Далее Клоц исследует Писание именно как исторический источник о создании мира и человека, высказывая ряд наукообразных гипотез по этому поводу. Он резко протестует против отнесения библейской истории создания мира к мифологии, то есть отрицает всю совокупность религиоведческих знаний по этому поводу. Резко отрицает он и попытки «примирения» креационизма с эволюционизмом, выраженные, например, в представлениях о днях творения как целых исторических эпохах в эволюции Земли, биосферы и человечества. Он требует буквального понимания дней творения, то есть сохранения креационизма в чистом виде, незамутнённом эволюционизмом, причём принятия его за истину, более доказательную, чем научная истина.
С этой целью он посвящает значительную часть своей книги выискиванию и пересказу нерешённых проблем в научных основаниях теории эволюции. В науке, в отличие от религии, всегда есть нерешённые проблемы, дискуссионные вопросы, сферы непознанного, которые побуждают науку к движению вперёд, получению научных знаний, расширению сферы познанного, углублению уже известного. Зато в креационистской доктрине с этим всё в порядке: всё известно на основе принимаемого на веру воображаемого знания, все проблемы решаются путём цитирования боговдохновенных первоисточников, авторитет Писания допускает лишь различия толкований, споры ведутся лишь по поводу правильности понимания и объяснения многочисленных противоречий (которые в религоведении объясняются различием мифологических наслоений).
Аргументы, которые применяет Клоц против достоверности научного знания, весьма типичны для креационизма в целом. Во-первых, они направлены не столько против науки, сколько против научного мировоззрения и научной веры. Наука без мировоззренческих выводов вполне может быть истолкована в духе креационизма, особенно, если добытые ею знания берутся в отрыве от научного знания как системы.
В связи с этим, во-вторых, Клоц особенно резко протестует против представления многих учёных о «Боге пробелов», то есть о том, что наука прибегает к понятию Бога там, где не находит эволюционных объяснений, и что чем меньше пробелов в научном знании, тем дальше отодвигается идея Бога за пределы уже известного, постепенно теряя своё значение.

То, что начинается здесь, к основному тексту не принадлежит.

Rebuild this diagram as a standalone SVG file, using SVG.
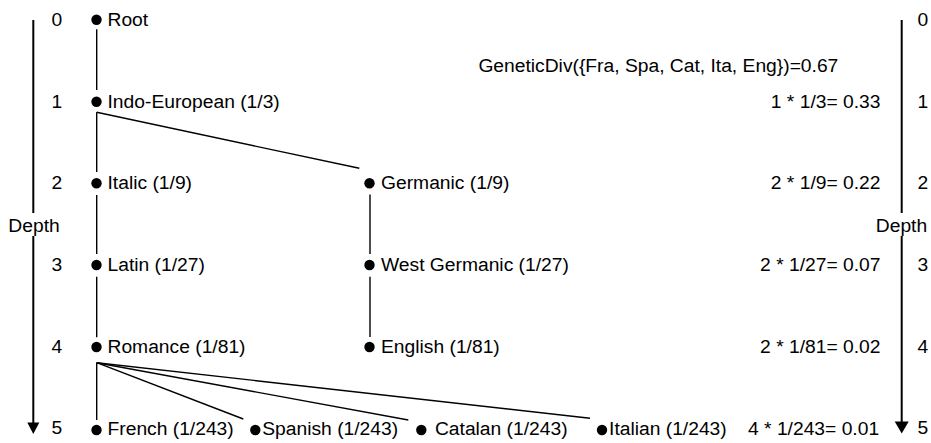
<svg xmlns="http://www.w3.org/2000/svg" width="931" height="443" viewBox="0 0 931 443">
  <style>
    text { font-family: "Liberation Sans", Arial, Helvetica, sans-serif; font-size: 18px; fill: #000; }
    .w { transform: scale(1.07, 1); }
    .end { text-anchor: end; }
    .mid { text-anchor: middle; }
    .dot { fill: #000; }
    .edge { stroke: #000; stroke-width: 1.4; fill: none; }
    .axis { stroke: #000; stroke-width: 2; fill: none; }
    .head { fill: #000; }
  </style>

  <rect width="931" height="443" fill="#fff"/>

  <!-- depth axes -->
  <g id="axis-left">
    <line class="axis" x1="33.3" y1="20" x2="33.3" y2="213"/>
    <line class="axis" x1="33.3" y1="236" x2="33.3" y2="423"/>
    <polygon class="head" points="27.3,422.5 39.3,422.5 33.3,434"/>
    <text class="w mid" x="31.8" y="231.7">Depth</text>
    <text class="w" x="48.1" y="26.3">0</text>
    <text class="w" x="48.1" y="108">1</text>
    <text class="w" x="48.1" y="189.5">2</text>
    <text class="w" x="48.1" y="271.3">3</text>
    <text class="w" x="48.1" y="353">4</text>
    <text class="w" x="48.1" y="434.5">5</text>
  </g>
  <g id="axis-right">
    <line class="axis" x1="901.7" y1="20" x2="901.7" y2="213"/>
    <line class="axis" x1="901.7" y1="236" x2="901.7" y2="422"/>
    <polygon class="head" points="894.7,421.5 908.7,421.5 901.7,433.5"/>
    <text class="w mid" x="842.5" y="231.7">Depth</text>
    <text class="w" x="857.5" y="26.3">0</text>
    <text class="w" x="857.5" y="108">1</text>
    <text class="w" x="857.5" y="189.5">2</text>
    <text class="w" x="857.5" y="271.3">3</text>
    <text class="w" x="857.5" y="353">4</text>
    <text class="w" x="857.5" y="434.5">5</text>
  </g>

  <!-- per-level contributions -->
  <g id="formulas">
    <text class="w" x="447.1" y="71.7">GeneticDiv({Fra, Spa, Cat, Ita, Eng})=0.67</text>
    <text class="w end" x="822.9" y="108">1 * 1/3= 0.33</text>
    <text class="w end" x="822.9" y="189.5">2 * 1/9= 0.22</text>
    <text class="w end" x="822.9" y="271.3">2 * 1/27= 0.07</text>
    <text class="w end" x="822.9" y="353">2 * 1/81= 0.02</text>
    <text class="w end" x="821.6" y="435">4 * 1/243= 0.01</text>
  </g>

  <!-- tree edges -->
  <g id="connectors">
    <line class="edge" x1="96.7" y1="29.3" x2="96.7" y2="90"/>
    <line class="edge" x1="96.7" y1="112.3" x2="96.7" y2="172"/>
    <line class="edge" x1="96.7" y1="112.3" x2="359.3" y2="168.3"/>
    <line class="edge" x1="96.7" y1="195" x2="96.7" y2="254"/>
    <line class="edge" x1="96.7" y1="276.7" x2="96.7" y2="337.3"/>
    <line class="edge" x1="370" y1="194.5" x2="370" y2="254"/>
    <line class="edge" x1="370" y1="276.7" x2="370" y2="337"/>
    <line class="edge" x1="96.7" y1="362.7" x2="96.7" y2="420"/>
    <line class="edge" x1="96.7" y1="362.7" x2="243.3" y2="419"/>
    <line class="edge" x1="96.7" y1="362.7" x2="408.3" y2="420"/>
    <line class="edge" x1="96.7" y1="362.7" x2="590" y2="418.3"/>
  </g>

  <!-- nodes -->
  <g id="root"><circle class="dot" cx="96.5" cy="19.8" r="5.2"/><text class="w" x="100.5" y="26.3">Root</text></g>
  <g id="indo-european"><circle class="dot" cx="96.5" cy="101.8" r="5.2"/><text class="w" x="100.5" y="108">Indo-European (1/3)</text></g>
  <g id="italic"><circle class="dot" cx="96.5" cy="183.3" r="5.2"/><text class="w" x="100.5" y="189.5">Italic (1/9)</text></g>
  <g id="germanic"><circle class="dot" cx="369.5" cy="183.3" r="5.2"/><text class="w" x="356.1" y="189.5">Germanic (1/9)</text></g>
  <g id="latin"><circle class="dot" cx="96.5" cy="265" r="5.2"/><text class="w" x="100.5" y="271.3">Latin (1/27)</text></g>
  <g id="west-germanic"><circle class="dot" cx="369.5" cy="265" r="5.2"/><text class="w" x="356.1" y="271.3">West Germanic (1/27)</text></g>
  <g id="romance"><circle class="dot" cx="96.5" cy="347" r="5.2"/><text class="w" x="100.5" y="353">Romance (1/81)</text></g>
  <g id="english"><circle class="dot" cx="369.5" cy="347" r="5.2"/><text class="w" x="356.1" y="353">English (1/81)</text></g>
  <g id="french"><circle class="dot" cx="96.5" cy="430" r="5.2"/><text class="w" x="100.5" y="435.3">French (1/243)</text></g>
  <g id="spanish"><circle class="dot" cx="255.3" cy="430" r="5.2"/><text class="w" x="245.1" y="435.3">Spanish (1/243)</text></g>
  <g id="catalan"><circle class="dot" cx="421.3" cy="430" r="5.2"/><text class="w" x="406.5" y="435.3">Catalan (1/243)</text></g>
  <g id="italian"><circle class="dot" cx="602" cy="430" r="5.2"/><text class="w" x="569.2" y="435.3">Italian (1/243)</text></g>
</svg>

В-третьих, Клоц начисто отрицает способность науки, как и во времена Ньютона, объяснять конечные причины исследуемых явлений. Известно, что Ньютон в своих «Началах натуральной философии», сформулировав закон всемирного тяготения, отказался от возможности объяснить первоисточник тяготения, отнеся его к воле Божьей. По мнению Клоца, так происходит в науке и сейчас. «Действительность такова, – утверждает пастор, – что мы отказались от попыток объяснения того, что физики называют «исходным состоянием». Одно время считалось бесспорным, что такие феномены, как электричество, магнетизм и гравитация могут быть объяснены на основании причинно-следственных связей. Сегодня мы понимаем, что мы никогда не сможем объяснить эти феномены. В лучшем случае, нам под силу лишь их описать» (Там же, с. 103).
Из этой цитаты хорошо видно, что опорой современного креационизма является недостаточное знание состояния науки (которая далеко продвинулась в объяснении этих природных процессов и материи в целом), а также явный агностицизм, то есть уверенность в том, что наука никогда не узнает первопричины природных явлений. Однако такой первопричиной с точки зрения научного знания как системы и является эволюция. Но агностический подход как раз и означает признание «Бога пробелов» в знании, против образа которого автор книги только что решительно протестовал. Пробелы заполняются посредством изучения механизмов эволюции, которые не имеют никакого отношения к деснице Божьей.
В конечном счёте, само развитие научного знания служит основанием новому креационизму для отрицания теории эволюции и следующих из неё мировоззренческих выводов. Ведь развитие связано с отказом от многих прежних представлений. Впрочем, явно неадекватная и тотальная критика науки со стороны религиозно ангажированного сознания может по определённым позициям оказываться полезной. Тем более, что для критики приходится становиться на научную почву и противопоставлять подходы одних учёных другим. К сожалению, эта критика почти всегда носит невежественный, популистский и крайне консервативный характер.
Все эволюционные процессы креационист объясняет «божественным планом». Этим же объясняется «сходство человека и обезьяны»: для их создания Бог мог использовать сходный план. При этом снова делается попытка обернуть всё, что известно из науки против выводов из той же науки. В результате науке противопоставляются не выводы, а домыслы, основанные опять же на служении «Богу пробелов»! Доводы креациониста имеют всегда одну и ту же структуру: раз учёные спорят по какому-либо поводу, значит, наука ничего не знает о том, что она открыла, Писание же знает, поскольку вдохновлено Богом.